EW: Like male service members, women in the military endure long deployments and isolation from their families. Children add another dimension to the female service experience — especially if the woman is a single parent. If deployed, she’ll have to secure childcare through a parent, relative or family friend. Women also experience a high incidence of sexual assault and harassment in the military. That reality, and the fear or anticipation of that reality, can compound the stress of training and deployment.
We have many brave women serving our country, but most women still engage with the military as spouses. While their husbands are away at trainings or are deployed, women are left to act as single parents for months at a time. They’re keeping everything running at home while worrying about the unknown dangers their partners might be facing, a problem that’s often amplified by limited communication.
There’s a period of adjustment for new military spouses as they enter the system and learn how it functions. Many of them are young, living far from their families of origin and experiencing rapid change. Until they develop ties with other military connected families, women are largely handling the uncertainty of military life on their own. It’s during this time that they’re at the highest risk for relationship conflict. The stressors associated with military family life can lead to negative outcomes — however, it is important to recognize that the family unit offers strength and is generally quite resilient.
Thankfully, military wives find strength in each other — the community is incredibly welcoming. Male spouses aren’t always so lucky; while they face many of the same issues, they’re not always comfortable with or openly included in these predominantly female support spaces.
Military families also face the challenge of reintegration when the service member returns from deployment. The family unit has adapted to functioning without the service member, so there has to be a period of readjustment. On top of that challenge, the service member may be coming home with injuries — visible or invisible — that can further strain family relationships.
USC: How can social workers best intervene and provide support for these families?
EW: The most important thing is to assess your client’s situation and their unique experience. Training in military culture is a must — our program offers a specialized military social work track to help students get acquainted with the issues, practices and resources specific to working with the military and veteran connected populations.
Social workers assisting with military families also need to understand trauma. If a service member is traumatized, they will bring that home to their family, and the family can develop secondary stress as a result. Military families may be reluctant to seek help, so you need to take that stigma into account when assessing your client’s situation.
Your role and the resources you can offer as a social worker will differ depending on who you’re working with and in what setting — whether it is with active-duty service members as a military social worker, or working with military connected clients in community agencies or within the Veterans Administration. The transition into civilian life may look different for different people, but we have more resources to work with than ever before. Right now, there’s a strong focus on assisting veterans with transition out of the military and into employment and higher education, for example — our field can have a hugely positive impact on this segment of the population.

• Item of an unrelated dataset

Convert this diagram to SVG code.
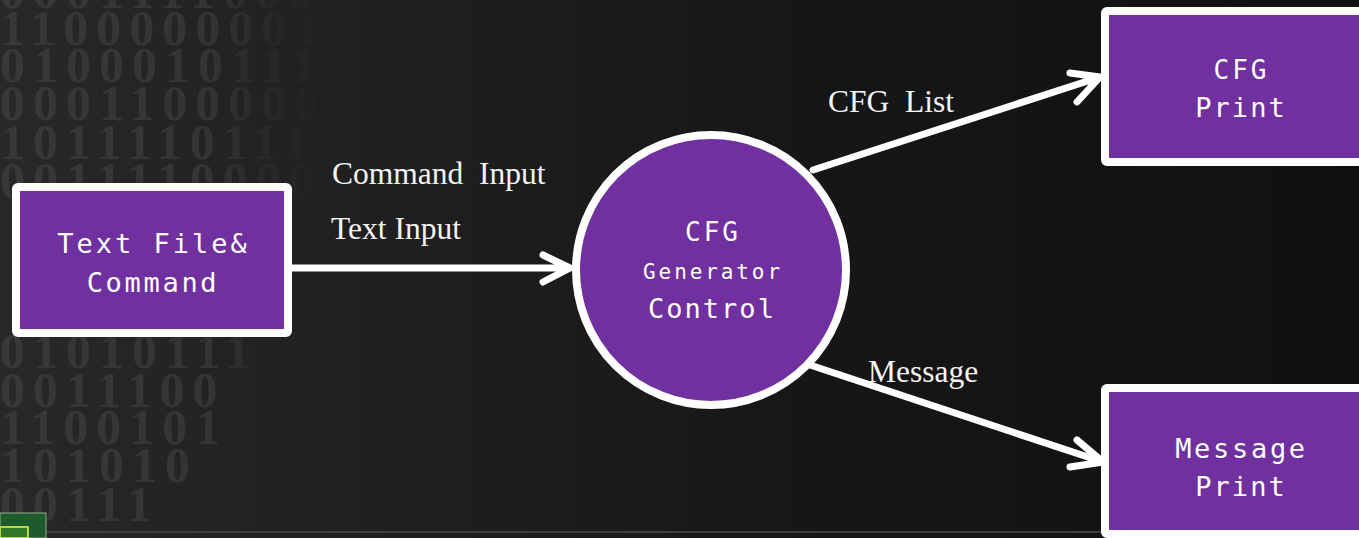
<svg xmlns="http://www.w3.org/2000/svg" width="1359" height="538" viewBox="0 0 1359 538">
  <defs>
    <linearGradient id="bg" x1="0" y1="0" x2="1" y2="0">
      <stop offset="0" stop-color="#282828"/>
      <stop offset="0.3" stop-color="#1f1f1f"/>
      <stop offset="0.6" stop-color="#161616"/>
      <stop offset="1" stop-color="#111111"/>
    </linearGradient>
    <linearGradient id="fade" gradientUnits="userSpaceOnUse" x1="0" y1="0" x2="350" y2="0">
      <stop offset="0" stop-color="#383838"/>
      <stop offset="0.6" stop-color="#343434"/>
      <stop offset="1" stop-color="#242424" stop-opacity="0"/>
    </linearGradient>
    <style>
      .digits { font-family: "Liberation Serif", serif; font-weight: bold; font-size: 50px; letter-spacing: 8px; fill: url(#fade); }
      .box { fill: #7030a0; stroke: #ffffff; stroke-width: 8; }
      .ntext { font-family: "DejaVu Sans Mono", "Liberation Mono", monospace; fill: #ffffff; text-anchor: middle; }
      .label { font-family: "Liberation Serif", serif; font-size: 31.5px; fill: #f4f4f4; white-space: pre; }
      .conn { fill: none; stroke: #ffffff; stroke-width: 7; stroke-linecap: round; stroke-linejoin: round; }
    </style>
  </defs>

  <!-- background -->
  <rect x="0" y="0" width="1359" height="538" fill="url(#bg)"/>
  <g id="binary-bg">
    <text class="digits" x="0" y="8">00011110000</text>
    <text class="digits" x="0" y="45">11000000011</text>
    <text class="digits" x="0" y="82">01000101111</text>
    <text class="digits" x="0" y="120">00011000000</text>
    <text class="digits" x="0" y="159">10111101110</text>
    <text class="digits" x="0" y="197">0011110000</text>
    <text class="digits" x="0" y="368">01010111</text>
    <text class="digits" x="0" y="407">0011100</text>
    <text class="digits" x="0" y="444">1100101</text>
    <text class="digits" x="0" y="482">101010</text>
    <text class="digits" x="0" y="521">00111</text>
  </g>
  <g id="bottom-strip">
    <line x1="46" y1="532" x2="1250" y2="532" stroke="#3e3e3e" stroke-width="2"/>
    <rect x="0" y="513" width="46" height="25" fill="#1d5a2c" stroke="#8fb08f" stroke-width="1"/>
    <rect x="0" y="527" width="28" height="11" fill="#2f7a2a" stroke="#b8d848" stroke-width="2"/>
  </g>

  <!-- connectors -->
  <g id="connectors">
    <path class="conn" d="M292,268 L570,268 M543,255 L570,268 L543,282"/>
    <path class="conn" d="M813,170 L1100,77 M1070,73 L1100,77 L1077,102"/>
    <path class="conn" d="M810,365 L1103,462 M1077,440 L1103,462 L1070,467"/>
    <text class="label" x="332" y="184">Command  Input</text>
    <text class="label" x="331" y="239">Text Input</text>
    <text class="label" x="828" y="112">CFG  List</text>
    <text class="label" x="868" y="382">Message</text>
  </g>

  <!-- nodes -->
  <g id="node-textfile">
    <rect class="box" x="16" y="187" width="272" height="146" rx="2"/>
    <text class="ntext" x="153.5" y="253" font-size="27" letter-spacing="3">Text File&amp;</text>
    <text class="ntext" x="153" y="292" font-size="27" letter-spacing="2.7">Command</text>
  </g>
  <g id="node-cfg-control">
    <circle cx="711" cy="270" r="135" fill="#7030a0" stroke="#ffffff" stroke-width="8"/>
    <text class="ntext" x="713" y="241" font-size="26" letter-spacing="3">CFG</text>
    <text class="ntext" x="713" y="279" font-size="21" letter-spacing="2.9">Generator</text>
    <text class="ntext" x="712" y="318" font-size="27" letter-spacing="2">Control</text>
  </g>
  <g id="node-cfg-print">
    <rect class="box" x="1105" y="11" width="262" height="151" rx="2"/>
    <text class="ntext" x="1241.5" y="79" font-size="26" letter-spacing="3">CFG</text>
    <text class="ntext" x="1241" y="117" font-size="27" letter-spacing="2">Print</text>
  </g>
  <g id="node-message-print">
    <rect class="box" x="1105" y="388" width="262" height="146" rx="2"/>
    <text class="ntext" x="1241.5" y="458" font-size="27" letter-spacing="2.7">Message</text>
    <text class="ntext" x="1241" y="496" font-size="27" letter-spacing="2">Print</text>
  </g>
</svg>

USC: In your academic work, you’ve touched upon the concept of “military- and veteran-connected populations” rather than the narrow concept of “military family.” What’s the significance of this reclassification?

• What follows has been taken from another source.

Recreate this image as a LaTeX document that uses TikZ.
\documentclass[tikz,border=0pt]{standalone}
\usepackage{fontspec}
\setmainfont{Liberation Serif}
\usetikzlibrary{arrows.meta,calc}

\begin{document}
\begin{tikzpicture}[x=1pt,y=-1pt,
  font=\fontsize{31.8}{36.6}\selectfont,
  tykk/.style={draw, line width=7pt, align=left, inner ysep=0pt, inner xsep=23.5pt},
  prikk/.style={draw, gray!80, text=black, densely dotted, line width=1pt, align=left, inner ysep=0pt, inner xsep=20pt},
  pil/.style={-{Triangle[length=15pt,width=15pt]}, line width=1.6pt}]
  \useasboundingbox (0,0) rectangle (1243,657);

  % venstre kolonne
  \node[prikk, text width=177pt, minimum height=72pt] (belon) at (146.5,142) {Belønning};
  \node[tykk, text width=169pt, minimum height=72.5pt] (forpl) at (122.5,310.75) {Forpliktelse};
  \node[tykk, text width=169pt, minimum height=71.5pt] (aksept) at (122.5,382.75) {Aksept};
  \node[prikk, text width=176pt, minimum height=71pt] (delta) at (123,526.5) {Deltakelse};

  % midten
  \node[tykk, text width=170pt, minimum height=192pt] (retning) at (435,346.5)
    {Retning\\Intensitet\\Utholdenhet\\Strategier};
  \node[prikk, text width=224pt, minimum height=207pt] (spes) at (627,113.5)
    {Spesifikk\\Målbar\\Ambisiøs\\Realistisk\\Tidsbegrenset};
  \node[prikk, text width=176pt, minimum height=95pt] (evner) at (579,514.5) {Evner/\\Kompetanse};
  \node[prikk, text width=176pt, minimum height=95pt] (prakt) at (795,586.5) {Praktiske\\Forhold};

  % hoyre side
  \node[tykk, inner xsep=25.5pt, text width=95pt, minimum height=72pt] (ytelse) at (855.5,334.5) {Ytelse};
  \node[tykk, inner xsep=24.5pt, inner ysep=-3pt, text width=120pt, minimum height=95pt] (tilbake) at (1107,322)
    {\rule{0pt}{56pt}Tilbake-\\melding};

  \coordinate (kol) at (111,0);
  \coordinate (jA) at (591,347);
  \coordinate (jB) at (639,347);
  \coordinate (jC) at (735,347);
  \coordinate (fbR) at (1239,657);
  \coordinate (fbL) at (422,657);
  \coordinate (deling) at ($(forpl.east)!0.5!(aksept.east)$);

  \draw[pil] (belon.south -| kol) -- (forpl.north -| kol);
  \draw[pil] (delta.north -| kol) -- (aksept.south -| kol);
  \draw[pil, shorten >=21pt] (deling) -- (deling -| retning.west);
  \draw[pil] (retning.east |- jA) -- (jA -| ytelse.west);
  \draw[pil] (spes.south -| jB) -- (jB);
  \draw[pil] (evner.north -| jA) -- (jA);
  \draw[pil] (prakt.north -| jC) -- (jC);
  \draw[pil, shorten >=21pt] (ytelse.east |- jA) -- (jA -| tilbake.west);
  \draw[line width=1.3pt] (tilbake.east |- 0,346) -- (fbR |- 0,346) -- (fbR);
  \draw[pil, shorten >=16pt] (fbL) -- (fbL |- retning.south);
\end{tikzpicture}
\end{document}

EW: When we imagine military families, we only really think about the immediate dependents, such as a spouse, partner or child. This is a narrow definition of family. Most military families include parents, siblings, cousins, aunts, uncles, grandparents and close friends. Military and veteran caregivers also play a vital role. We need to recognize this and be more inclusive of the extended family members who are also impacted by military service and can serve as sources of support for our clients.